▶ AIM:
Find the word "this" in the data. Return every line where it appears.

-- start of TASK INPUT --

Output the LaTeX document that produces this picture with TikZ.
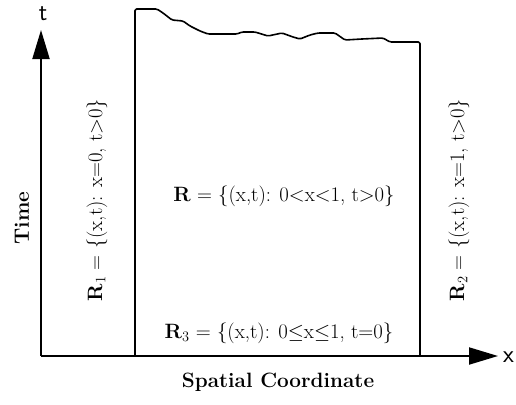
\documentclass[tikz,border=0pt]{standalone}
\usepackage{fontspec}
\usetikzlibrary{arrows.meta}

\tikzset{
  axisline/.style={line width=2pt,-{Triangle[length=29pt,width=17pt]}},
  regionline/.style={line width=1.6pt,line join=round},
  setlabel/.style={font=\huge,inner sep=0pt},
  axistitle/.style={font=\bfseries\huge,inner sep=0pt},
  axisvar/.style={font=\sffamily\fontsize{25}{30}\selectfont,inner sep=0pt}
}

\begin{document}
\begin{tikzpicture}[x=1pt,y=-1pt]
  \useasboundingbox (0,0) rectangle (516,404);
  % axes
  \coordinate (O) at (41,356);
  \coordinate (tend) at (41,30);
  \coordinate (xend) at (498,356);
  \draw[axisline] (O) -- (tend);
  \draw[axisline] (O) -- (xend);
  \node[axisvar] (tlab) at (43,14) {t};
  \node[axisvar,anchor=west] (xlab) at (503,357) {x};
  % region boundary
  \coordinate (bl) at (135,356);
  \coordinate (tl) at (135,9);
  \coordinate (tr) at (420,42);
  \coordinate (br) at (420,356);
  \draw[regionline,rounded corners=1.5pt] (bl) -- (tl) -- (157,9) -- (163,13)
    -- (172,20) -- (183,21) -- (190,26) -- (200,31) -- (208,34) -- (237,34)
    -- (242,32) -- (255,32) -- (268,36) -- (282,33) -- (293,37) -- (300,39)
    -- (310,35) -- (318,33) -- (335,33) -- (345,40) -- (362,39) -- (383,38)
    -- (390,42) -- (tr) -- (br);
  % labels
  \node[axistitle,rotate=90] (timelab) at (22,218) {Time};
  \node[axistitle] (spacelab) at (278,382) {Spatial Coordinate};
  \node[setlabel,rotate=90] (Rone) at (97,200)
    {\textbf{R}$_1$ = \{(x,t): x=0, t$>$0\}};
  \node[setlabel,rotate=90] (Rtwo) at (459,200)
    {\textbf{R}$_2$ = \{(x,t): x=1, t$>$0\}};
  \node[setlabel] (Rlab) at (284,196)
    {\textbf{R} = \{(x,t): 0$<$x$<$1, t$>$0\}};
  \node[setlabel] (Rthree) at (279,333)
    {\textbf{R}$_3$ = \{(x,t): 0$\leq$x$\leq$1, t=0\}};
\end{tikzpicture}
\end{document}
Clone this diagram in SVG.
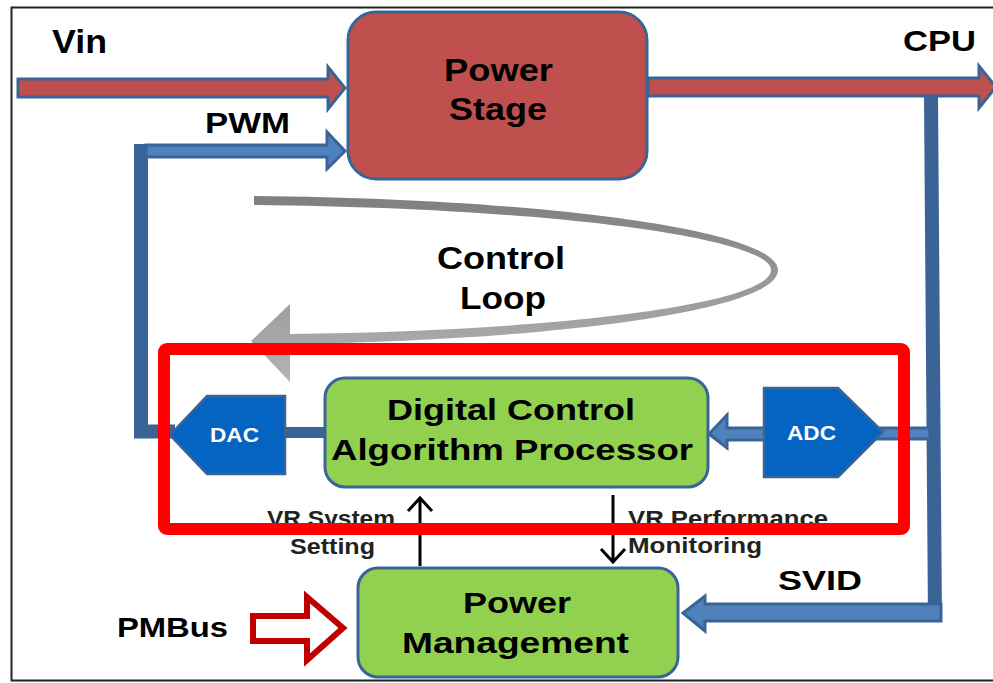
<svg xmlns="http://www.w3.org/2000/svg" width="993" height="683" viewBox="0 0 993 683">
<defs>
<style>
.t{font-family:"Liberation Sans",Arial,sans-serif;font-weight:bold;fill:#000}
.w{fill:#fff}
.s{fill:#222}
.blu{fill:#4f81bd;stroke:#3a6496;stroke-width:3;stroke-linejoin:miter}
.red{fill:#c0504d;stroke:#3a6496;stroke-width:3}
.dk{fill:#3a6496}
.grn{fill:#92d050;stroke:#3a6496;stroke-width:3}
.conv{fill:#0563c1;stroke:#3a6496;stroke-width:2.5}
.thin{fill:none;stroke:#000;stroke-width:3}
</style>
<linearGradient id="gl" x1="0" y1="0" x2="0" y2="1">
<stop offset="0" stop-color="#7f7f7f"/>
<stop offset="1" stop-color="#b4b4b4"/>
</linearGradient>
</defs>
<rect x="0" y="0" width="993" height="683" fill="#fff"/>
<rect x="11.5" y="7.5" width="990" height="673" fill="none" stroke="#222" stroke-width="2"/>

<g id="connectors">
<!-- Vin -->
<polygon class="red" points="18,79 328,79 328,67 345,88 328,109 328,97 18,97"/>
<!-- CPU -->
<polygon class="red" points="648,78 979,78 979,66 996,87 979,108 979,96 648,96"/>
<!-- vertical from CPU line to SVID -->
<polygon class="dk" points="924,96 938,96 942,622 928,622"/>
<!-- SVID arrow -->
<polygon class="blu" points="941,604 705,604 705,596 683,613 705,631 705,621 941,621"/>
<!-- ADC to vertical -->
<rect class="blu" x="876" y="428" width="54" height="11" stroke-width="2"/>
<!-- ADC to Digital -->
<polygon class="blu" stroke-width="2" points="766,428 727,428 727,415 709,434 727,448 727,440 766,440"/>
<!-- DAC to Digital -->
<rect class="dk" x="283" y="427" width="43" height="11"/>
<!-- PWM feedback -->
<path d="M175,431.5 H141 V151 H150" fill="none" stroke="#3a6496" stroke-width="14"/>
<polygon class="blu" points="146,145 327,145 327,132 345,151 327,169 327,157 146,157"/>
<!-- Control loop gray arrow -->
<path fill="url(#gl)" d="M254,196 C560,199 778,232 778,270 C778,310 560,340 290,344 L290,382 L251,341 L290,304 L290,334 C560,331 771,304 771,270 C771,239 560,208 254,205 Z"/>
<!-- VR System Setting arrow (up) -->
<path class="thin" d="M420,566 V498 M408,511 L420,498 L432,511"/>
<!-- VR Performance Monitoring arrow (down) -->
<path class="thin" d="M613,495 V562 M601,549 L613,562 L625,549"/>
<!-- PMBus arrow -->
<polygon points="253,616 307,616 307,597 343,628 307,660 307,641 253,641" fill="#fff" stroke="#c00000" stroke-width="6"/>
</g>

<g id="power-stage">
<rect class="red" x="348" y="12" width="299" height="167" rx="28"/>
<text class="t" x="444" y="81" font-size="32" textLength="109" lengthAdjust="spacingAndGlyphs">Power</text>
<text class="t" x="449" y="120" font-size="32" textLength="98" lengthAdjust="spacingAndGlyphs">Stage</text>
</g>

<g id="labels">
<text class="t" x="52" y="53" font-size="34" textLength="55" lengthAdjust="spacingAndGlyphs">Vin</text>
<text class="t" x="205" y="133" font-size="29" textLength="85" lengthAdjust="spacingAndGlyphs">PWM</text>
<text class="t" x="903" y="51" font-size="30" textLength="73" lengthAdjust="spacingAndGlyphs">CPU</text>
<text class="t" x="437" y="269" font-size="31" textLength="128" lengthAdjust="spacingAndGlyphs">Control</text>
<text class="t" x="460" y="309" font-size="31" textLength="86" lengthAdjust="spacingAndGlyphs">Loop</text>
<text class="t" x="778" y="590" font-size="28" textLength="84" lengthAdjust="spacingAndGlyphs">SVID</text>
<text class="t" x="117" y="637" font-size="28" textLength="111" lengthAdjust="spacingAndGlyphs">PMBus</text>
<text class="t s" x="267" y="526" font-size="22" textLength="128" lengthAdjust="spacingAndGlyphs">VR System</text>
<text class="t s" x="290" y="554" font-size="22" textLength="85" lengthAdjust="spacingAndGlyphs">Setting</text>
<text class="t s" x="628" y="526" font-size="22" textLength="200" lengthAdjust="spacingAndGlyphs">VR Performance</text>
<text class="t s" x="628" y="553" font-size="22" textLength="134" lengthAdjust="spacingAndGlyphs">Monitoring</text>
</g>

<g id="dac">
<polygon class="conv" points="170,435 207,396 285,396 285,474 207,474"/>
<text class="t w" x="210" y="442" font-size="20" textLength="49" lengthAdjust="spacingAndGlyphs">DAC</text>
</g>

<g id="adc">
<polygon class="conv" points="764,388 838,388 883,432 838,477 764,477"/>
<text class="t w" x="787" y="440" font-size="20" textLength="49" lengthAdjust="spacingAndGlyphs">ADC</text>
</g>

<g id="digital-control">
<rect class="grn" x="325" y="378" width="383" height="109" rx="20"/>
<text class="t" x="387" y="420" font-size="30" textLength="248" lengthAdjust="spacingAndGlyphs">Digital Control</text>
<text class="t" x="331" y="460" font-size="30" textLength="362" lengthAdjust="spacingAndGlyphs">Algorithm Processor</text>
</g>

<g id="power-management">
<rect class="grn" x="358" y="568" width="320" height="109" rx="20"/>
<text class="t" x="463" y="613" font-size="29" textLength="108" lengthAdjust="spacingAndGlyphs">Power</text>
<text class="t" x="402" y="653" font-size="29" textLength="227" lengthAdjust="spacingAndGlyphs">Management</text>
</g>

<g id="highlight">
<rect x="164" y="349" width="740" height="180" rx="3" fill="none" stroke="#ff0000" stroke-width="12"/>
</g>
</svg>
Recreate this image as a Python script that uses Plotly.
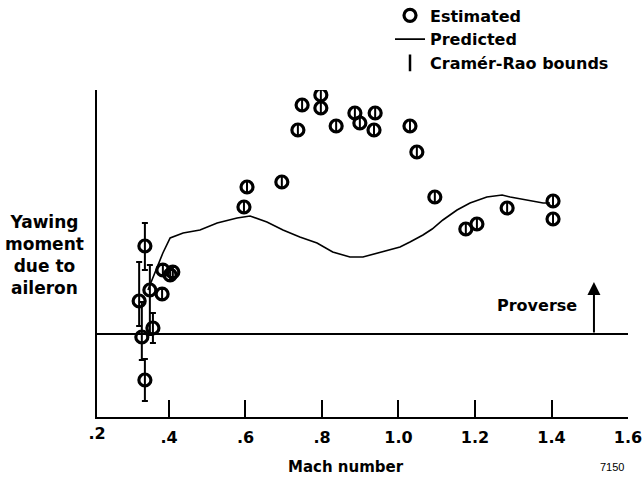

-- end of TASK INPUT --

▶ THE RESULT:
Output the LaTeX document that produces this picture with TikZ.
Clone this diagram in SVG.
Recreate this image as a Python script that uses Plotly.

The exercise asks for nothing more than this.